═══ RAW DATA
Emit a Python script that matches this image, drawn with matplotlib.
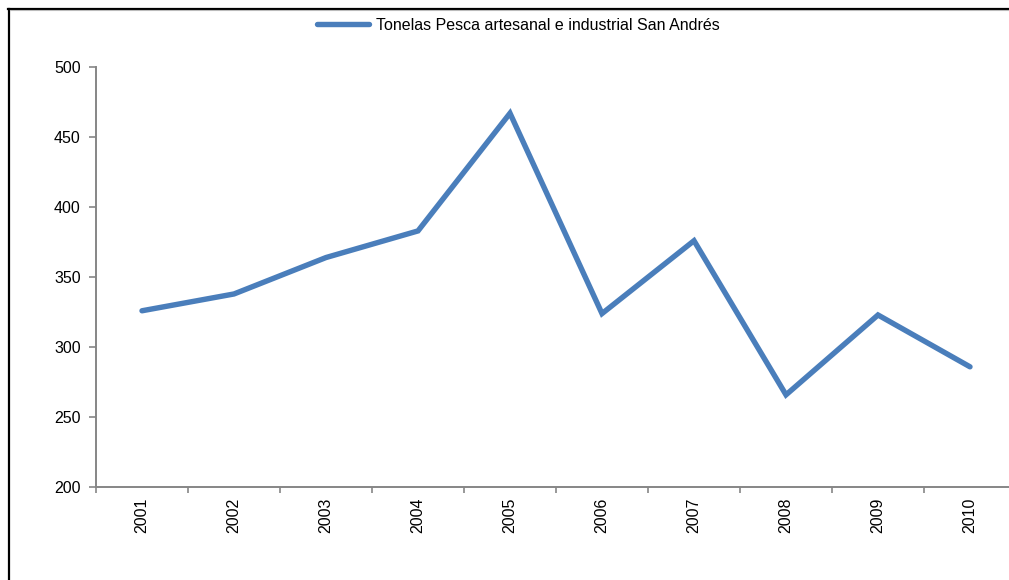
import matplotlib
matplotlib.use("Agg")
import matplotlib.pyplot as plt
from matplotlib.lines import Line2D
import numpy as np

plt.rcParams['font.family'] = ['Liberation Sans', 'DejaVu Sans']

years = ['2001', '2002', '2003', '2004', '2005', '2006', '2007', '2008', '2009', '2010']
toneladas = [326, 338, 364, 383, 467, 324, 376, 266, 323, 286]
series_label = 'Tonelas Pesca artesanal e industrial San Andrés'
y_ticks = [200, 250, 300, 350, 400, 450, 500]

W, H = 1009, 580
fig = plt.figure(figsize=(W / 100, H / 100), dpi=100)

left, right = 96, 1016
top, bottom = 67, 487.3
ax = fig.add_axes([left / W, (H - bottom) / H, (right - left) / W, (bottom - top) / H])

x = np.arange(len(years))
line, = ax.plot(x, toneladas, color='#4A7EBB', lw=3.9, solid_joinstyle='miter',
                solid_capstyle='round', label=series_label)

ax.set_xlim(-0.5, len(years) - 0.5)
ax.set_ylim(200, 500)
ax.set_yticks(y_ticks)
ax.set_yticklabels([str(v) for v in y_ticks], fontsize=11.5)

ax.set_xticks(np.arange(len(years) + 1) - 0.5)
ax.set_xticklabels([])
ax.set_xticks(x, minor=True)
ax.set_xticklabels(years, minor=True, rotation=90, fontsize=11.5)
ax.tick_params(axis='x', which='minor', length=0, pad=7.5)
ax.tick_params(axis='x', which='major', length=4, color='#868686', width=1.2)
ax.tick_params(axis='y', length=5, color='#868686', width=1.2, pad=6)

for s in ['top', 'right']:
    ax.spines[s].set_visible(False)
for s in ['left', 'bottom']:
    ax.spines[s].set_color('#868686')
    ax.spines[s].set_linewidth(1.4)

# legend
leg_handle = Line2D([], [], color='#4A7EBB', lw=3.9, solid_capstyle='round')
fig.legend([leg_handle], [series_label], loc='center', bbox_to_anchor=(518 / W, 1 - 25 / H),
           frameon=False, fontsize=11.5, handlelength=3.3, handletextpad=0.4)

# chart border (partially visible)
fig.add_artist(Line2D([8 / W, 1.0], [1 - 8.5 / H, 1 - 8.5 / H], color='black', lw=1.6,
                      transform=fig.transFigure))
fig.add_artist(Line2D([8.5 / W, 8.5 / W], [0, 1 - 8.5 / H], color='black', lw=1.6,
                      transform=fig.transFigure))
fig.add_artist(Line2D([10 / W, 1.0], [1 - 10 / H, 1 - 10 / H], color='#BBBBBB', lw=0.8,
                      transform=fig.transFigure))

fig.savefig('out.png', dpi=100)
══════
** JOB **
Repeat the material above word for word and skip every image in it.

** THE RESULT **
Emit a Python script that matches this image, drawn with matplotlib.
import matplotlib
matplotlib.use("Agg")
import matplotlib.pyplot as plt
from matplotlib.lines import Line2D
import numpy as np

plt.rcParams['font.family'] = ['Liberation Sans', 'DejaVu Sans']

years = ['2001', '2002', '2003', '2004', '2005', '2006', '2007', '2008', '2009', '2010']
toneladas = [326, 338, 364, 383, 467, 324, 376, 266, 323, 286]
series_label = 'Tonelas Pesca artesanal e industrial San Andrés'
y_ticks = [200, 250, 300, 350, 400, 450, 500]

W, H = 1009, 580
fig = plt.figure(figsize=(W / 100, H / 100), dpi=100)

left, right = 96, 1016
top, bottom = 67, 487.3
ax = fig.add_axes([left / W, (H - bottom) / H, (right - left) / W, (bottom - top) / H])

x = np.arange(len(years))
line, = ax.plot(x, toneladas, color='#4A7EBB', lw=3.9, solid_joinstyle='miter',
                solid_capstyle='round', label=series_label)

ax.set_xlim(-0.5, len(years) - 0.5)
ax.set_ylim(200, 500)
ax.set_yticks(y_ticks)
ax.set_yticklabels([str(v) for v in y_ticks], fontsize=11.5)

ax.set_xticks(np.arange(len(years) + 1) - 0.5)
ax.set_xticklabels([])
ax.set_xticks(x, minor=True)
ax.set_xticklabels(years, minor=True, rotation=90, fontsize=11.5)
ax.tick_params(axis='x', which='minor', length=0, pad=7.5)
ax.tick_params(axis='x', which='major', length=4, color='#868686', width=1.2)
ax.tick_params(axis='y', length=5, color='#868686', width=1.2, pad=6)

for s in ['top', 'right']:
    ax.spines[s].set_visible(False)
for s in ['left', 'bottom']:
    ax.spines[s].set_color('#868686')
    ax.spines[s].set_linewidth(1.4)

# legend
leg_handle = Line2D([], [], color='#4A7EBB', lw=3.9, solid_capstyle='round')
fig.legend([leg_handle], [series_label], loc='center', bbox_to_anchor=(518 / W, 1 - 25 / H),
           frameon=False, fontsize=11.5, handlelength=3.3, handletextpad=0.4)

# chart border (partially visible)
fig.add_artist(Line2D([8 / W, 1.0], [1 - 8.5 / H, 1 - 8.5 / H], color='black', lw=1.6,
                      transform=fig.transFigure))
fig.add_artist(Line2D([8.5 / W, 8.5 / W], [0, 1 - 8.5 / H], color='black', lw=1.6,
                      transform=fig.transFigure))
fig.add_artist(Line2D([10 / W, 1.0], [1 - 10 / H, 1 - 10 / H], color='#BBBBBB', lw=0.8,
                      transform=fig.transFigure))

fig.savefig('out.png', dpi=100)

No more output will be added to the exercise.